Görüşme sonrasında ise Maas ve Çavuşoğlu’nun yaptığı ortak basın açıklamasında, Libya’daki birliklerin odak noktası olduğu görüldü. Berlin’de gerçekleşen görüşme sonrasında yapılan açıklamada Maas, Libya konusunda dikkat çekici değerlendirmelerde bulundu. “Çok hassas bir süreçten geçilmekte olunduğuna” işaret ederek tüm yabancı askerlerin çekilmesi beklentisine vurgu yapan Heiko Maas, “Tüm devletlerin, Berlin Konferansı’nda verilen taahhütlerini yerine getirmelerini, tüm yabancı birlik ve paralı askerlerin çekilmesini, seçimler için gerekli şartların tesis edilmesini ve bu sayede de barışçıl ve özellikle bütünlüğü korunmuş bir Libya için yolun açılmasını istiyoruz” dedi.

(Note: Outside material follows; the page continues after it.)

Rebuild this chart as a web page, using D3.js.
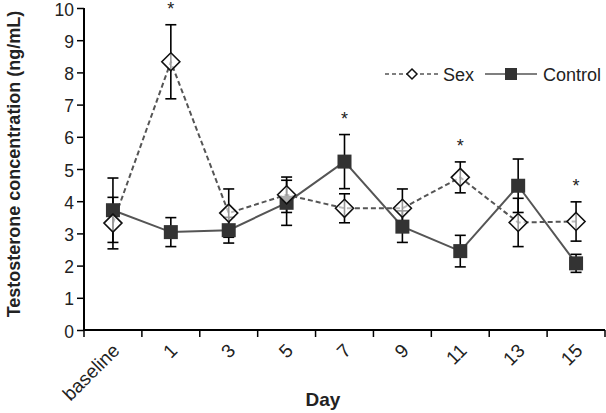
<!DOCTYPE html>
<html><head><meta charset="utf-8">
<script src="https://cdn.jsdelivr.net/npm/d3@7"></script>
<style>body{margin:0;background:#fff}svg{display:block}text{font-family:"Liberation Sans",Arial,sans-serif}</style>
</head><body>
<script>
const categories = ["baseline","1","3","5","7","9","11","13","15"];
const sexValues = [3.32, 8.33, 3.63, 4.2, 3.78, 3.78, 4.74, 3.34, 3.37];
const sexErrors = [0.8, 1.15, 0.75, 0.55, 0.45, 0.6, 0.48, 0.75, 0.61];
const controlValues = [3.72, 3.04, 3.1, 3.95, 5.23, 3.21, 2.45, 4.48, 2.07];
const controlErrors = [1.0, 0.45, 0.4, 0.7, 0.84, 0.49, 0.49, 0.83, 0.28];
const significant = [false, true, false, false, true, false, true, false, true];
const yTicks = [0,1,2,3,4,5,6,7,8,9,10];

const W = 606, H = 413;
const svg = d3.select("body").append("svg").attr("width", W).attr("height", H);
const x = d3.scaleBand().domain(categories).range([84, 605]);
const y = d3.scaleLinear().domain([0, 10]).range([330, 8]);
const cx = d => x(d) + x.bandwidth() / 2;

// axes
const yAxis = d3.axisLeft(y).tickValues(yTicks).tickSize(7).tickPadding(3);
const gy = svg.append("g").attr("transform", "translate(84,0)").call(yAxis);
gy.select(".domain").attr("stroke", "#000").attr("stroke-width", 2).attr("d", "M0,8V330");
gy.selectAll(".tick line").attr("stroke", "#000").attr("stroke-width", 1.5);
gy.selectAll(".tick text").attr("font-size", 17.5).attr("dy", "0.4em").attr("fill", "#222");

const gx = svg.append("g").attr("transform", "translate(0,330)");
gx.append("line").attr("x1", 84).attr("x2", 605).attr("stroke", "#000").attr("stroke-width", 2);
const bounds = categories.map(c => x(c)).concat([x(categories[categories.length-1]) + x.bandwidth()]);
gx.selectAll(".xt").data(bounds).enter().append("line")
  .attr("x1", d => d).attr("x2", d => d).attr("y1", 0).attr("y2", 7)
  .attr("stroke", "#000").attr("stroke-width", 1.5);
gx.selectAll(".xl").data(categories).enter().append("text")
  .attr("transform", d => `translate(${cx(d) + 3},${17}) rotate(-45)`)
  .attr("text-anchor", "end").attr("dy", "0.35em")
  .attr("font-size", 19).attr("fill", "#222").text(d => d);

svg.append("text").attr("x", 323).attr("y", 406).attr("text-anchor", "middle")
  .attr("font-size", 19).attr("font-weight", "bold").attr("fill", "#222").text("Day");
svg.append("text").attr("transform", "translate(20,164) rotate(-90)").attr("text-anchor", "middle")
  .attr("font-size", 18).attr("font-weight", "bold").attr("fill", "#222")
  .text("Testosterone concentration (ng/mL)");

const line = d3.line().x((d, i) => cx(categories[i])).y(d => y(d));

// lines
svg.append("path").datum(controlValues).attr("d", line).attr("fill", "none")
  .attr("stroke", "#555").attr("stroke-width", 2);
svg.append("path").datum(sexValues).attr("d", line).attr("fill", "none")
  .attr("stroke", "#555").attr("stroke-width", 2).attr("stroke-dasharray", "5,3");

// error bars
function errBars(vals, errs) {
  const g = svg.append("g").attr("stroke", "#000").attr("stroke-width", 1.6);
  vals.forEach((v, i) => {
    const c = cx(categories[i]);
    g.append("line").attr("x1", c).attr("x2", c).attr("y1", y(v + errs[i])).attr("y2", y(v - errs[i]));
    [v + errs[i], v - errs[i]].forEach(e => g.append("line")
      .attr("x1", c - 5.5).attr("x2", c + 5.5).attr("y1", y(e)).attr("y2", y(e)));
  });
}
errBars(controlValues, controlErrors);
errBars(sexValues, sexErrors);

// markers
svg.selectAll(".sq").data(controlValues).enter().append("rect")
  .attr("x", (d, i) => cx(categories[i]) - 7).attr("y", d => y(d) - 7)
  .attr("width", 14).attr("height", 14).attr("fill", "#333");
const diamond = (c, v, r) => `M${c},${y(v)-r}L${c+r},${y(v)}L${c},${y(v)+r}L${c-r},${y(v)}Z`;
svg.selectAll(".dm").data(sexValues).enter().append("path")
  .attr("d", (d, i) => diamond(cx(categories[i]), d, 9))
  .attr("fill", "#fff").attr("fill-opacity", 0.6).attr("stroke", "#111").attr("stroke-width", 1.6);

// asterisks
svg.selectAll(".ast").data(categories.filter((c, i) => significant[i])).enter().append("text")
  .attr("x", d => cx(d)).attr("y", d => {
    const i = categories.indexOf(d);
    return y(Math.max(sexValues[i] + sexErrors[i], controlValues[i] + controlErrors[i])) - 10;
  })
  .attr("text-anchor", "middle").attr("font-size", 18).attr("fill", "#222").text("*");

// legend
const lg = svg.append("g").attr("transform", "translate(0,74)");
lg.append("line").attr("x1", 385).attr("x2", 438).attr("stroke", "#555").attr("stroke-width", 1.5).attr("stroke-dasharray", "4,3");
lg.append("path").attr("d", "M412,-5L417,0L412,5L407,0Z").attr("fill", "#fff").attr("stroke", "#111").attr("stroke-width", 1.5);
lg.append("text").attr("x", 443).attr("y", 6.5).attr("font-size", 18).attr("fill", "#222").text("Sex");
lg.append("line").attr("x1", 485).attr("x2", 537).attr("stroke", "#555").attr("stroke-width", 1.5);
lg.append("rect").attr("x", 505).attr("y", -6).attr("width", 12).attr("height", 12).attr("fill", "#333");
lg.append("text").attr("x", 543).attr("y", 6.5).attr("font-size", 18).attr("fill", "#222").text("Control");
</script>
</body></html>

Öte yandan Maas, “Türkiye NATO bünyesindeki önemli bir müttefik. Almanya bunu hep vurguladı. Ancak Almanya’nın savunma sanayi ihracatı ile ilgili kapsamlı kısıtlayıcı politikaları var ve bunlar uygulanmaya devam edilecek” ifadeleri ile işbirliğine vurgu yaptı.
Çavuşoğlu ise Maas’ın bu açıklamalarına karşılık olarak, şunları kaydetti:
“Libya’da bulunan çok sayıda yabancı savaşçılar, paralı askerler var, bunların çekilmesi konusunda hemfikiriz. Fakat iki egemen ülke arasında bir anlaşma gereği buraya verilen askeri eğitim ve danışmanlık desteği gibi ülkenin ihtiyacı olan desteklerin sona ermesi Libya’nın yararına değil ve iki ülke arasındaki bu tür anlaşmalara müdahale edilmesi doğru bir yaklaşım olmaz. Hele hele yabancı terörist savaşçılarla, meşru mevcudiyeti de karıştırmamak gerekir diye düşünüyoruz.”
Geçtiğimiz hafta içinde gerçekleşen diplomatik görüşmelerin yoğunluğuna bakıldığında en çok dikkat çeken konunun ‘Libya’ olduğu açıkça görülmüştür. Gerek, Libya; gerekse de Libya’da bulunan diğer ülkelerin temel odak noktası yabancı savaşçılar olmuştur. Bölgeden yabancı savaşçıların ayrılması konusundaki baskı bir süredir devam etmektedir. Fakat Çavuşoğlu’nun da belirttiği gibi, iki egemen ülke arasında bir anlaşma gereği buraya verilen askeri eğitim ve danışmanlık desteği gibi ülkenin ihtiyacı olan destekler söz konusudur. Bu noktada Türkiye’nin geri adım atmaması hukuki dayanağı olan tavırdır.